Mzee Jomo Kenyatta and Bruce McKenzie. [File, Standard]

In the fog of colonial rule's end in Kenya, some white supremacists protested in a unique way. A group of settlers, who could still not fathom the idea of an African government ruling, created their mock parliament and named some of their cows after prominent leaders in the government of Jomo Kenyatta.

Vice President Daniel Moi told Parliament in 1965: "...the immigrant communities... must not adopt a racist attitude and they must respect the African people... in one or two instances some farmers are known to have held mock parliaments... they have given their cattle names of prominent leaders in the House in Kenya."

The government acted swiftly against the supremacists who it unceremoniously bundled out of Kenya. When one of them was informed that he was being deported, Moi told Parliament: "This person ... when approached by officials informing him of his deportation, made remarks that he can employ the whole of our General Service Unit."

News that Wing Commander Gerald Alfred Wellesley Saunders, the prominent Molo farmer who had been on the Settlement Board and four other hawkish settlers had been deported rocked London.

Saunders, a decorated World War II veteran, was banished from Kenya alongside Golding, who, on one occasion, shot an African woman and was fined Sh600. Rowbotham and Breckenbridge had all along been anti-African.

At the heart of these deportations which Kenya's High Commissioner to the UK, Dr Josephat Karanja, explained was not an affront to white farmers, was the controversial 400,000 acres purchase scheme.

The purchase which was to be executed in phases over a four-year period was to be funded by a PS6.3 million (about Sh951.3 million) interest-free loan, unlike the 1 million acre scheme where Britain had given PS18 million.

Under this 400,000-acre scheme, the Kenyan government was to purchase 100,000 acres of mixed farms every year.

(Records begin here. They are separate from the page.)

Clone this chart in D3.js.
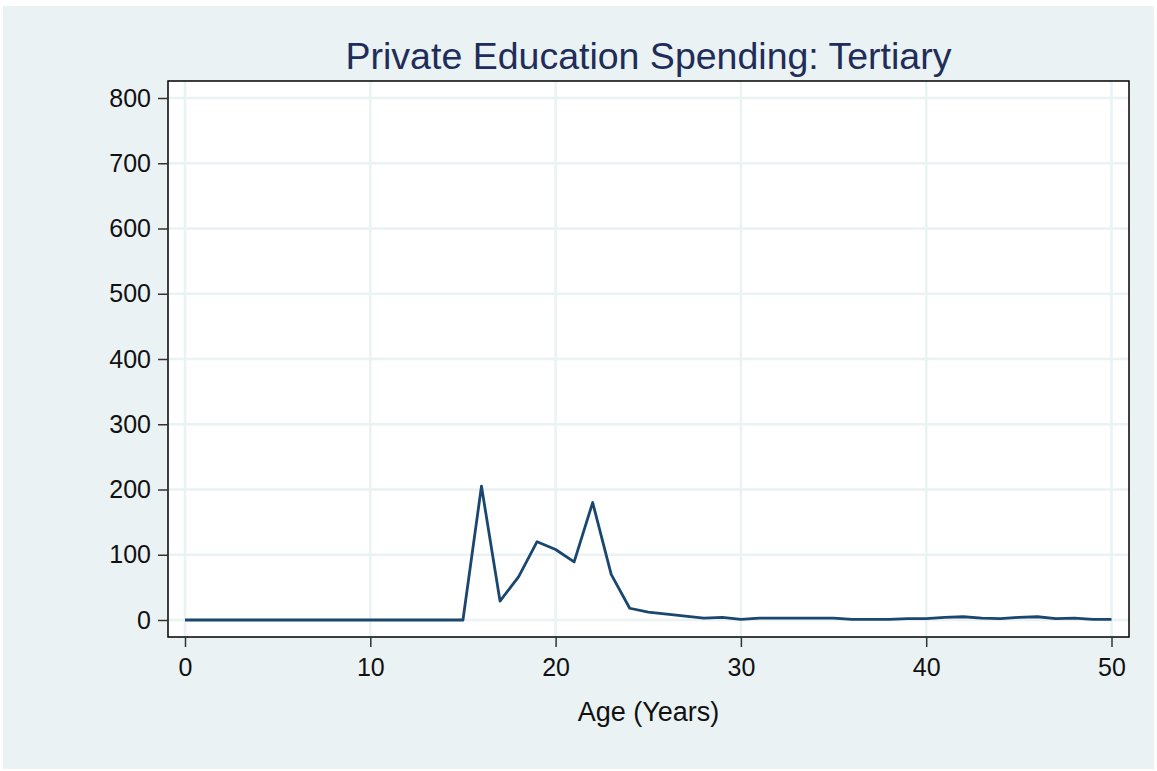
<!DOCTYPE html>
<html>
<head>
<meta charset="utf-8">
<script src="https://cdn.jsdelivr.net/npm/d3@7"></script>
<style>
  html, body { margin: 0; padding: 0; background: #ffffff; }
  svg { display: block; }
  text { font-family: "Liberation Sans", Arial, sans-serif; }
</style>
</head>
<body>
<svg id="chart" width="1157" height="771"></svg>
<script>
const titleText = "Private Education Spending: Tertiary";
const xLabel = "Age (Years)";
const ages = d3.range(0, 51);
const spending = [
  0, 0, 0, 0, 0, 0, 0, 0, 0, 0,
  0, 0, 0, 0, 0, 0, 205, 29, 66, 120,
  108, 89, 180, 70, 18, 12, 9, 6, 3, 4,
  1, 3, 3, 3, 3, 3, 1, 1, 1, 2,
  2, 4, 5, 3, 2, 4, 5, 2, 3, 1,
  1
];
const xTicks = [0, 10, 20, 30, 40, 50];
const yTicks = [0, 100, 200, 300, 400, 500, 600, 700, 800];

const W = 1157, H = 771;
const plot = { left: 168, top: 81, right: 1129, bottom: 637 };
const bg = "#eaf2f3";

const svg = d3.select("#chart");
svg.append("rect").attr("x", 3).attr("y", 6).attr("width", W - 6).attr("height", H - 8).attr("fill", bg);
svg.append("rect").attr("x", plot.left).attr("y", plot.top)
  .attr("width", plot.right - plot.left).attr("height", plot.bottom - plot.top)
  .attr("fill", "#ffffff");

const x = d3.scaleLinear().domain([0, 50]).range([185, 1111.5]);
const y = d3.scaleLinear().domain([0, 800]).range([620, 98]);

// grid
const g = svg.append("g");
g.selectAll("line.vx").data(xTicks).join("line")
  .attr("x1", d => x(d)).attr("x2", d => x(d))
  .attr("y1", plot.top).attr("y2", plot.bottom)
  .attr("stroke", bg).attr("stroke-width", 2.5);
g.selectAll("line.hy").data(yTicks).join("line")
  .attr("y1", d => y(d)).attr("y2", d => y(d))
  .attr("x1", plot.left).attr("x2", plot.right)
  .attr("stroke", bg).attr("stroke-width", 2.5);

// line
const line = d3.line().x((d, i) => x(ages[i])).y(d => y(d));
svg.append("path").datum(spending)
  .attr("d", line).attr("fill", "none")
  .attr("stroke", "#1a476f").attr("stroke-width", 2.8)
  .attr("stroke-linejoin", "round");

// border
svg.append("rect").attr("x", plot.left).attr("y", plot.top)
  .attr("width", plot.right - plot.left).attr("height", plot.bottom - plot.top)
  .attr("fill", "none").attr("stroke", "#000000").attr("stroke-width", 1.5);

// axes
const xAxis = d3.axisBottom(x).tickValues(xTicks).tickSize(10).tickPadding(11).tickFormat(d3.format("d"));
const xg = svg.append("g").attr("transform", `translate(0,${plot.bottom})`).call(xAxis);
xg.select(".domain").remove();
xg.selectAll("line").attr("stroke", "#333").attr("stroke-width", 1.5);
xg.selectAll("text").attr("font-size", 25).attr("fill", "#111").attr("font-family", "Liberation Sans, Arial, sans-serif");

const yAxis = d3.axisLeft(y).tickValues(yTicks).tickSize(10).tickPadding(7).tickFormat(d3.format("d"));
const yg = svg.append("g").attr("transform", `translate(${plot.left},0)`).call(yAxis);
yg.select(".domain").remove();
yg.selectAll("line").attr("stroke", "#333").attr("stroke-width", 1.5);
yg.selectAll("text").attr("font-size", 25).attr("fill", "#111").attr("font-family", "Liberation Sans, Arial, sans-serif");

svg.append("text").attr("x", (plot.left + plot.right) / 2).attr("y", 721)
  .attr("text-anchor", "middle").attr("font-size", 27).attr("fill", "#111")
  .text(xLabel);

svg.append("text").attr("x", (plot.left + plot.right) / 2).attr("y", 69)
  .attr("text-anchor", "middle").attr("font-size", 37.5).attr("fill", "#1e2d5a")
  .text(titleText);
</script>
</body>
</html>
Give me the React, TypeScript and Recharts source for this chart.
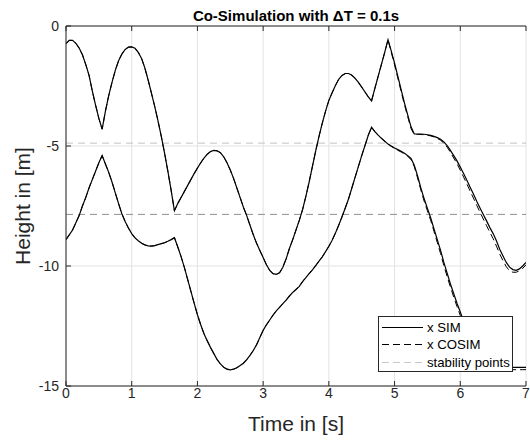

Although the purchase was to be on a willing buyer willing seller, some white settlers rejected government valuation reports.

In a bid to pressurise the Kenya government to buy the farms at premium rates, some settlers contracted private valuers to hike the prices of their land.

It is against this background that the 400,000-acre land purchase programme was described by some opposition leaders in London as a spectacular failure.

Moi summed up the situation when he explained, "The deportations are being made on an individual basis... Of the five Europeans being deported today, these represent a hardcore element which is not reflective of those who live here in peace."